• **TASK STATEMENT**: Extract each line where the string "this" shows up.

• **PROVIDED ENTRIES**:
+++

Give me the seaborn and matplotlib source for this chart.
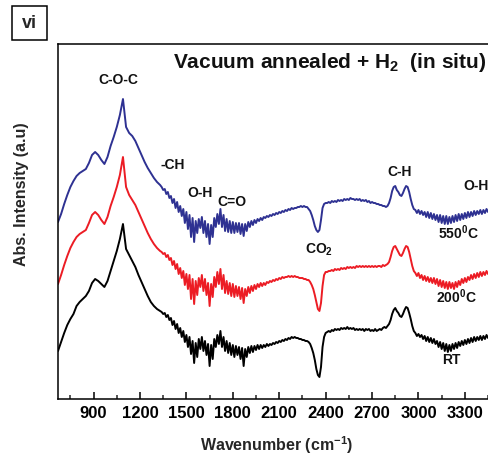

+++

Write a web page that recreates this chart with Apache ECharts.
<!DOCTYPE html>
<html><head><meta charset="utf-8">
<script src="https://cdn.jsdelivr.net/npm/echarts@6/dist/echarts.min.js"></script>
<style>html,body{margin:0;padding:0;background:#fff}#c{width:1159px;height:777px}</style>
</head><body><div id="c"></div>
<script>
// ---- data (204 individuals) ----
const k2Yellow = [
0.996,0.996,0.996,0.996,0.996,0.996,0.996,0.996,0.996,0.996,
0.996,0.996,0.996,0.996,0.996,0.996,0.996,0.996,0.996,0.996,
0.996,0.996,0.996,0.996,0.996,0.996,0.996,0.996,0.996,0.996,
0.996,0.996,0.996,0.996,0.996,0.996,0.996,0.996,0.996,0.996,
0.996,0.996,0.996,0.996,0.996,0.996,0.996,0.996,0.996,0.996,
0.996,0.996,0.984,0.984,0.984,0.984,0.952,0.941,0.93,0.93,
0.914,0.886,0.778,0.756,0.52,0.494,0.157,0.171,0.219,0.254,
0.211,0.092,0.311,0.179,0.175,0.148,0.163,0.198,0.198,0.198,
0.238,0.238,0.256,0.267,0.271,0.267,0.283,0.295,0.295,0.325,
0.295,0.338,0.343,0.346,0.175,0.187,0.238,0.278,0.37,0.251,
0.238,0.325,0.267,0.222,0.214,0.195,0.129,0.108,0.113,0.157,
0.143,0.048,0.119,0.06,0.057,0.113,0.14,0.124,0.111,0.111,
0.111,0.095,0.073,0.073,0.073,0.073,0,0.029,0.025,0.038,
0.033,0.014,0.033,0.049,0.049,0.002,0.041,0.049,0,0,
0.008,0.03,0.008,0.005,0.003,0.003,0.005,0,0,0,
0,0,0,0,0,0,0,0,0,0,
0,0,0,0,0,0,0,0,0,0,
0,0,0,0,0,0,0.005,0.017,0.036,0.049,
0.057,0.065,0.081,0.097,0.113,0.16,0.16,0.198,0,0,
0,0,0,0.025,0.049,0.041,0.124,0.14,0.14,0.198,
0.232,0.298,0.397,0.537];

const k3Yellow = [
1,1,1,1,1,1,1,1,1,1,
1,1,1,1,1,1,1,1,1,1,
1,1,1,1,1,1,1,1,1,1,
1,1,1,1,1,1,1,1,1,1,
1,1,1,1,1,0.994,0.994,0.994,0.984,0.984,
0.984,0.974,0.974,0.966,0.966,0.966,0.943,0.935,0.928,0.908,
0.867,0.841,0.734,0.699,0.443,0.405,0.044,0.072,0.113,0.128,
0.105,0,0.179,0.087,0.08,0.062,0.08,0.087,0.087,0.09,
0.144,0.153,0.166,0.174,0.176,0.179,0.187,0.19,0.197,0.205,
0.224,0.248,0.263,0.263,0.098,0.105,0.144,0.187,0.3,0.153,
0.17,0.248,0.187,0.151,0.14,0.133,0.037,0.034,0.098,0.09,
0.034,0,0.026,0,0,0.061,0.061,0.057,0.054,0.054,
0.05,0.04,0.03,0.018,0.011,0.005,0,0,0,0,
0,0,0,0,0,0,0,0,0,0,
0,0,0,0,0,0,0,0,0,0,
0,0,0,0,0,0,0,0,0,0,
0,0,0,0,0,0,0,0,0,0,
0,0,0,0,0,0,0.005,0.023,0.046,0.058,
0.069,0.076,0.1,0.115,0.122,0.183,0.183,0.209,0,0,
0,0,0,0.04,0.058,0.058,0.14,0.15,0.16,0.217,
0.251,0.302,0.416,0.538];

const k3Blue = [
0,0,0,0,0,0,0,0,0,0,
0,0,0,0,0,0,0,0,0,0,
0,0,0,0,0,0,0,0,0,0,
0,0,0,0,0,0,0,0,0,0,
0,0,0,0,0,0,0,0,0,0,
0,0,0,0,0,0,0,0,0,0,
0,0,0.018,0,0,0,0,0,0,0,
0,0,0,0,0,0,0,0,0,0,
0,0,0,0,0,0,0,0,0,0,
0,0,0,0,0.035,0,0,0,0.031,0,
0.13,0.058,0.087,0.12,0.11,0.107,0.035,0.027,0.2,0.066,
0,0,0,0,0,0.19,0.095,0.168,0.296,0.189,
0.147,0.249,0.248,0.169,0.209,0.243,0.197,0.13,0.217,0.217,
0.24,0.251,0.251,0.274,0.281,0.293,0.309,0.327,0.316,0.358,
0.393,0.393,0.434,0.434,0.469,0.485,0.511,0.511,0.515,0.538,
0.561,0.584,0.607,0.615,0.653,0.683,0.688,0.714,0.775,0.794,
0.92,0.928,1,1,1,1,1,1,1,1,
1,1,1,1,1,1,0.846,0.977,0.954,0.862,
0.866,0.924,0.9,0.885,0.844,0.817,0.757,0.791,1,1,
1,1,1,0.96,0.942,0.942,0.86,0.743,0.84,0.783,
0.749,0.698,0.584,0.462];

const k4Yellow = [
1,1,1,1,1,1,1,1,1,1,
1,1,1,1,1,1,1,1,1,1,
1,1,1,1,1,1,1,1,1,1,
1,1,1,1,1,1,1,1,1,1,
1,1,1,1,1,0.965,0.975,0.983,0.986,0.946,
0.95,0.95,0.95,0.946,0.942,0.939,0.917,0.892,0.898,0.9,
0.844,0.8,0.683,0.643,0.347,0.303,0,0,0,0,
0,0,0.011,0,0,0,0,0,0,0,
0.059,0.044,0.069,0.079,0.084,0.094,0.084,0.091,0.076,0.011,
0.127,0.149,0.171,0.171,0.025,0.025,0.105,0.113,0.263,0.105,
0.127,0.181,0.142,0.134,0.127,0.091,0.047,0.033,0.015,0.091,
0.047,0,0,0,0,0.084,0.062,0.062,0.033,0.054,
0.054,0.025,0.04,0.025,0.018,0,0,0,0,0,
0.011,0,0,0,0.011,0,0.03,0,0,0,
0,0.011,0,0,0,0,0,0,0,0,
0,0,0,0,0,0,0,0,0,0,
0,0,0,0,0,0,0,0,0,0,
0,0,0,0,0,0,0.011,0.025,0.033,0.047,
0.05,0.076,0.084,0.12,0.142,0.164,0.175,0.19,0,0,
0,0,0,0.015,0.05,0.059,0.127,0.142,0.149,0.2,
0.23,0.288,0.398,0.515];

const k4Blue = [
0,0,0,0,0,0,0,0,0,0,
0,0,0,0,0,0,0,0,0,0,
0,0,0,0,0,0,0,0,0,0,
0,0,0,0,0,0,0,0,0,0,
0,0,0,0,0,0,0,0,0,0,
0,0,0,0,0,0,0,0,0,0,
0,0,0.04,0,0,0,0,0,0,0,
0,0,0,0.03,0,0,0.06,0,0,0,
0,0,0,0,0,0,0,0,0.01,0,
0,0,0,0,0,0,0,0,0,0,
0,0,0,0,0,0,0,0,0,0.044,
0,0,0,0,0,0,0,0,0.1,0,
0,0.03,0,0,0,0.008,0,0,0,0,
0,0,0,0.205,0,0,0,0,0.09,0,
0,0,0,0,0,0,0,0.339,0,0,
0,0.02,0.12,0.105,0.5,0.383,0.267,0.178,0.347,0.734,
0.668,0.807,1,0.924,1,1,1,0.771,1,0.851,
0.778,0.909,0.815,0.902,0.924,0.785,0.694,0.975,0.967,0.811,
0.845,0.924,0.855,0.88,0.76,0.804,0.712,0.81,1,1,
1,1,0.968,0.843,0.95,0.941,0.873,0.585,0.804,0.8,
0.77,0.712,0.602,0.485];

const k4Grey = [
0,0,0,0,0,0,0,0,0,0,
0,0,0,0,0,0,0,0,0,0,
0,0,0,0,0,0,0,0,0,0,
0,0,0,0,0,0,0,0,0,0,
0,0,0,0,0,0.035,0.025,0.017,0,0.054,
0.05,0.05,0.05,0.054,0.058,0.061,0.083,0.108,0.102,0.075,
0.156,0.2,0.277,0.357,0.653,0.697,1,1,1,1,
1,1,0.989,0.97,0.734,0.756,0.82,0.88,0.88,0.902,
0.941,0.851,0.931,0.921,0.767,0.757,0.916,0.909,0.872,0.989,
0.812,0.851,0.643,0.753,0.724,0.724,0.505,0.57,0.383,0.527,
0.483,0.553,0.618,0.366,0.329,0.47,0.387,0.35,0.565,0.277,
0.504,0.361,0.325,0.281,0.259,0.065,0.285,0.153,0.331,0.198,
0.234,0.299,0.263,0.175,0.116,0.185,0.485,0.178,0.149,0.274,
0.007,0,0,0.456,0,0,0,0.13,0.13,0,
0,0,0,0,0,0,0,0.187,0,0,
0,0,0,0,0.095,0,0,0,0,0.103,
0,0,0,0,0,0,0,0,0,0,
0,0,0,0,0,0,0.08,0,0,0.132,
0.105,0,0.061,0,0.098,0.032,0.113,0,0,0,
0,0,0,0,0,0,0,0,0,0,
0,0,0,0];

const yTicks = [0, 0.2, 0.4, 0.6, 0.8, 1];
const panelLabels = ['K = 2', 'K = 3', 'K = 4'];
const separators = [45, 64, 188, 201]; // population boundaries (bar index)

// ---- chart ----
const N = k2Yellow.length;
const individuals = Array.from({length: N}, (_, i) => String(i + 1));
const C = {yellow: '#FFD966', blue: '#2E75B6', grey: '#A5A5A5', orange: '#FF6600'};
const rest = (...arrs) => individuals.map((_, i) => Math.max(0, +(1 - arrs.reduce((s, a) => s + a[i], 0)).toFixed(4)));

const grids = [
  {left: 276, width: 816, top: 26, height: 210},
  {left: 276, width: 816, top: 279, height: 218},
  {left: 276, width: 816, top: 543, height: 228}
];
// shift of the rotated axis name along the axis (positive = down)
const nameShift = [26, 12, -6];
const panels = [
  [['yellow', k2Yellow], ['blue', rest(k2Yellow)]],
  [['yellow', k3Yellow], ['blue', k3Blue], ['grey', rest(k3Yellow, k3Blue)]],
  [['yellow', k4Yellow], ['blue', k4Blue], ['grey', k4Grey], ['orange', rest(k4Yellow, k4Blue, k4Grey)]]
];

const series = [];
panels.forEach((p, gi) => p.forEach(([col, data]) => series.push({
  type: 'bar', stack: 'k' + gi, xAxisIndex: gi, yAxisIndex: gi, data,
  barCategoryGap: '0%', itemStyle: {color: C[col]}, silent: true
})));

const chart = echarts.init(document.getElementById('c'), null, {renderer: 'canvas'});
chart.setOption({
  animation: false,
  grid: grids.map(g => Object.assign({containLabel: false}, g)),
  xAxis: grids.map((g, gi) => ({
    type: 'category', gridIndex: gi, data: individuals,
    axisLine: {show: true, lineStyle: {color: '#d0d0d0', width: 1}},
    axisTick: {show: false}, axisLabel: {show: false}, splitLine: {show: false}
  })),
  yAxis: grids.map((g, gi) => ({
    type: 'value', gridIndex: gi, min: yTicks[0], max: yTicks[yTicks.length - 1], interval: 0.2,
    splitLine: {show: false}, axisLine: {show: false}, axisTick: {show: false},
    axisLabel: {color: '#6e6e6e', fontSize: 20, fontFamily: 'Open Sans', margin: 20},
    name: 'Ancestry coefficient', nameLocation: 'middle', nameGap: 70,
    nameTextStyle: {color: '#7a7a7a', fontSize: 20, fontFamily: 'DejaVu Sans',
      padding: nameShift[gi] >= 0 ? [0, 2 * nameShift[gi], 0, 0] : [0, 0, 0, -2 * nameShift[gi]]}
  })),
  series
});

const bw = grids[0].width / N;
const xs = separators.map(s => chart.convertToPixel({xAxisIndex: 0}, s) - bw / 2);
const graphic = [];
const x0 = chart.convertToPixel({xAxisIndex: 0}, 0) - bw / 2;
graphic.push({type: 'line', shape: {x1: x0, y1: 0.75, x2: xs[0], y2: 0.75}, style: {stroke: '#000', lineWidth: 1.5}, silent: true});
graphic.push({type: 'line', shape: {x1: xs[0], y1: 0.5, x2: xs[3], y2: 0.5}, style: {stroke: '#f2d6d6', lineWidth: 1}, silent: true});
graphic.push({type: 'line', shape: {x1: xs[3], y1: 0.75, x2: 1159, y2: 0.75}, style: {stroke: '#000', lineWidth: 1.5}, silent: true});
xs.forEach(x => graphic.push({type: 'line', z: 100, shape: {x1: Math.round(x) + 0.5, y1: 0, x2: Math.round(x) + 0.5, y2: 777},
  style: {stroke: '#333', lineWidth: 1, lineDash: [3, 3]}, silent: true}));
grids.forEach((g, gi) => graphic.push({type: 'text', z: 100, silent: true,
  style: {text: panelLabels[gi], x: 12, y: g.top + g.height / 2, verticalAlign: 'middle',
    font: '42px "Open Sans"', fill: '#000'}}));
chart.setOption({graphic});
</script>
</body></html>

+++

• **THE COMPLETED TASK**:
Give me the seaborn and matplotlib source for this chart.
Write a web page that recreates this chart with Apache ECharts.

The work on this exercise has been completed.